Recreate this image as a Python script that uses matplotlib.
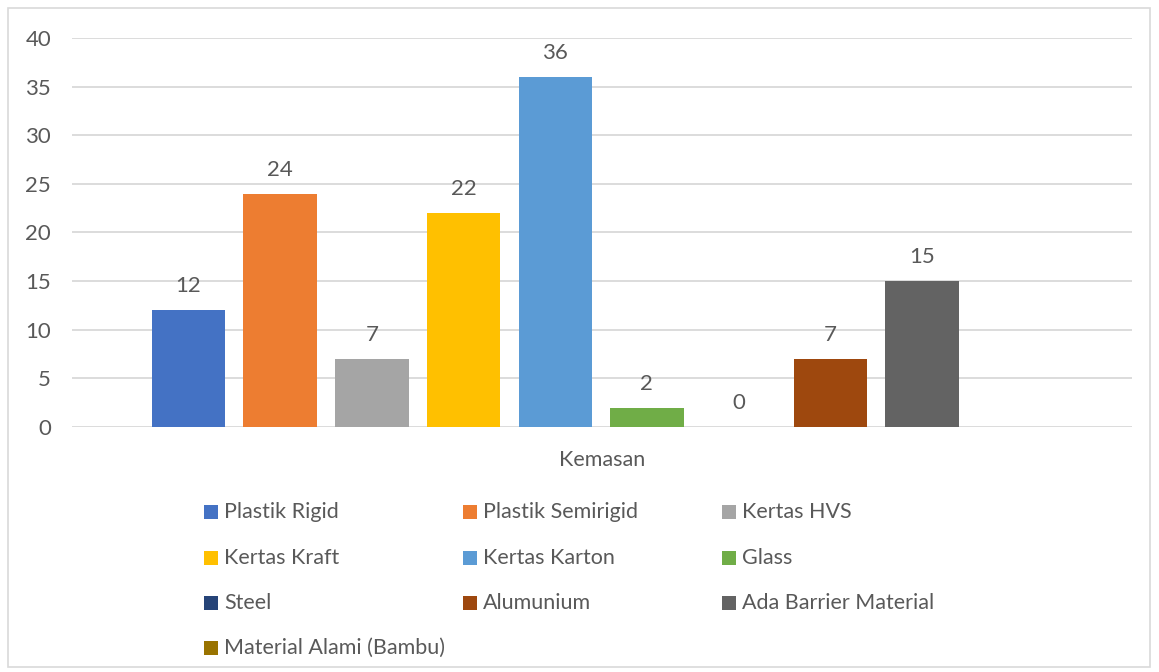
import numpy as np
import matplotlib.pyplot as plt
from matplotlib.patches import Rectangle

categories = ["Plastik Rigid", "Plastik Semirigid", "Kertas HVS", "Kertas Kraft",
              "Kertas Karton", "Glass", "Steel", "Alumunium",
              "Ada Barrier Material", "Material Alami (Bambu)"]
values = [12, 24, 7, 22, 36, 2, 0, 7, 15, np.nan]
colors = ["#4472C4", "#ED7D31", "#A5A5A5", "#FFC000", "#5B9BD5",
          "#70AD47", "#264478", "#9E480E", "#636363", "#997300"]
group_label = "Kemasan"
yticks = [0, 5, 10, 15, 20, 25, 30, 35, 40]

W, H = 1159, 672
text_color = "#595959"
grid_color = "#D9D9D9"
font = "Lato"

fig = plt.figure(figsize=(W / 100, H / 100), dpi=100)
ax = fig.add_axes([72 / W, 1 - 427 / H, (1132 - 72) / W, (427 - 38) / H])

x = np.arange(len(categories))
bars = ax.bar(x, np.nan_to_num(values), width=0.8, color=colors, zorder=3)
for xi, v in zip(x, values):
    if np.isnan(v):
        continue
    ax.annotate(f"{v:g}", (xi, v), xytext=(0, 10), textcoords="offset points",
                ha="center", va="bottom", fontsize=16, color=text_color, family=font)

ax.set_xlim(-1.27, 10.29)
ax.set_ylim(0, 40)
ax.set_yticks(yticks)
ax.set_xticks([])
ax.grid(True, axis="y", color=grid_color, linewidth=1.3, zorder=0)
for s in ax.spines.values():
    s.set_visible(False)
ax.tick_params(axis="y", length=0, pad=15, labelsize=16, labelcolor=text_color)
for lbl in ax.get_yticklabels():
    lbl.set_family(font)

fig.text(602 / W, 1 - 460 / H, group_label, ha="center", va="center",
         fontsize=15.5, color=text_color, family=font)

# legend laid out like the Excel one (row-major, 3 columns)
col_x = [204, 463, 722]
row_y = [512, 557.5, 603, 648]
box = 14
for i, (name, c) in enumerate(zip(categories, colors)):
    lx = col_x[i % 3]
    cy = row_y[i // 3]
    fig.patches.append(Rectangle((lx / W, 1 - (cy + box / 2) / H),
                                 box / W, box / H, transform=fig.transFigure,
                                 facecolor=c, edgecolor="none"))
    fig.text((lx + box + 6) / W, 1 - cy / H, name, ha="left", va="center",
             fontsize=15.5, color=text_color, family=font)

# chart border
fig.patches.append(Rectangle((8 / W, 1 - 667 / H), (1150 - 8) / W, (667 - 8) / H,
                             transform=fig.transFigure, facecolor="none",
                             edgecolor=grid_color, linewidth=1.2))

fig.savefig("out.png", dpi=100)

WHAT YOU ARE ASKED TO DO: Output exactly the span of lines from the top of the listing through the line holding "lbl.set_family(font)", and leave every picture out.

WORKED SOLUTION:
Recreate this image as a Python script that uses matplotlib.
import numpy as np
import matplotlib.pyplot as plt
from matplotlib.patches import Rectangle

categories = ["Plastik Rigid", "Plastik Semirigid", "Kertas HVS", "Kertas Kraft",
              "Kertas Karton", "Glass", "Steel", "Alumunium",
              "Ada Barrier Material", "Material Alami (Bambu)"]
values = [12, 24, 7, 22, 36, 2, 0, 7, 15, np.nan]
colors = ["#4472C4", "#ED7D31", "#A5A5A5", "#FFC000", "#5B9BD5",
          "#70AD47", "#264478", "#9E480E", "#636363", "#997300"]
group_label = "Kemasan"
yticks = [0, 5, 10, 15, 20, 25, 30, 35, 40]

W, H = 1159, 672
text_color = "#595959"
grid_color = "#D9D9D9"
font = "Lato"

fig = plt.figure(figsize=(W / 100, H / 100), dpi=100)
ax = fig.add_axes([72 / W, 1 - 427 / H, (1132 - 72) / W, (427 - 38) / H])

x = np.arange(len(categories))
bars = ax.bar(x, np.nan_to_num(values), width=0.8, color=colors, zorder=3)
for xi, v in zip(x, values):
    if np.isnan(v):
        continue
    ax.annotate(f"{v:g}", (xi, v), xytext=(0, 10), textcoords="offset points",
                ha="center", va="bottom", fontsize=16, color=text_color, family=font)

ax.set_xlim(-1.27, 10.29)
ax.set_ylim(0, 40)
ax.set_yticks(yticks)
ax.set_xticks([])
ax.grid(True, axis="y", color=grid_color, linewidth=1.3, zorder=0)
for s in ax.spines.values():
    s.set_visible(False)
ax.tick_params(axis="y", length=0, pad=15, labelsize=16, labelcolor=text_color)
for lbl in ax.get_yticklabels():
    lbl.set_family(font)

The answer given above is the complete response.